La violencia es un hecho básico de la vida en sociedad y por ello juega un rol clave en la organización de los estados.
El monopolio del uso legítimo de la violencia que la sociedad civil le cede al Estado, vía policía y militares, hace gravísimo que tales cuerpos abusen del poder que entre todos les conferimos. Es especialmente grave, jurídica y moralmente, cuando el abuso proviene de los agentes del Estado, porque se trata de una traición al mandato mediante el cual tienen acceso a las armas. Esa es sin duda la lección histórica más importante que nos han dejado los regímenes totalitarios del siglo XX.
El uso indiscriminado de la fuerza por parte de Carabineros durante estas semanas –refrendado internacionalmente por Amnistía Internacional y Human Rights Watch– ha dejado las relaciones de confianza entre la policía y la sociedad civil en punto muerto o, en el mejor de los casos, muy cerca de un punto tal de no retorno.
La situación actual se suma a una crisis de la policía que se arrastra por varios años: está cuestionada por su desfalco de recursos públicos, ridiculizada gracias a acciones de inteligencia tan ineficientes como reprehensibles, desorientada en la aplicación de supuestos protocolos que debiesen regular el uso de la fuerza para resguardar manifestaciones pacíficas y menores de edad. A todo ello se agrega ahora el uso desproporcionado de armamento inadecuado en operaciones de orden público.
Un hecho que explica que estemos frente a una crisis sin retorno para Carabineros es que las dimensiones recién mencionadas no son necesariamente sus labores más importantes, tampoco a las que dedican más tiempo en momentos “normales”.
Pero dada la sumatoria estos hechos, ¿cómo van ahora a liderar campañas de protección de barrios? ¿Cómo habrían de cumplir labores de protección de víctimas? ¿Cómo podrían ir a los colegios a dictar charlas? ¿A qué respeto van a apelar para cursar infracciones de tránsito?

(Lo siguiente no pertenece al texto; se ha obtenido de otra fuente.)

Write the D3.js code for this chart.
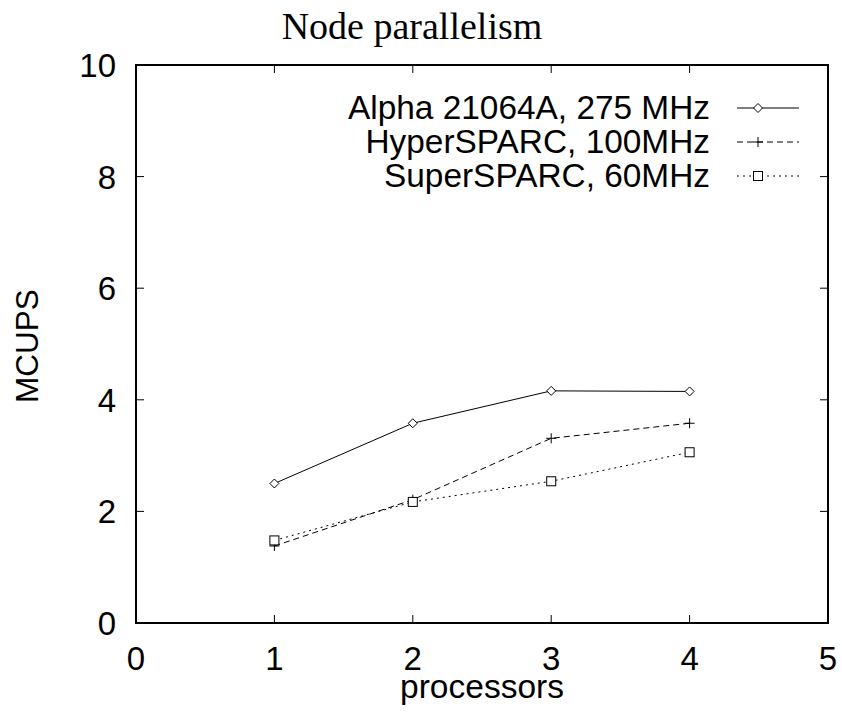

No solo eso: ¿qué seguridad tendrían los propios policías ahora cuando deban cuidar una plaza o asistir en la seguridad de un evento masivo?
Tenemos, creo, dos opciones.
La opción moderada es dividir Carabineros en diversos cuerpos policiales independientes, partiendo sin duda con la desaparición de las “fuerzas especiales” y la formación de una policía civil a cargo de la seguridad de barrios y comunidades.
La opción más radical es asumir lo evidente: tenemos una fuerza policial militarizada, propia del siglo XIX, que está obsoleta para las complejidades de la sociedad contemporánea. Nos merecemos una nueva policía.
El fin de Carabineros es algo que, a estas alturas, la sociedad se debe a sí misma. Una tarea del nuevo pacto social es reducir los niveles basales de violencia cotidiana en la sociedad. Se lo debemos también a los policías del futuro y a sus familias: un nuevo espacio institucional en el que puedan llevar a cabo una labor que puede y debe ser muy noble.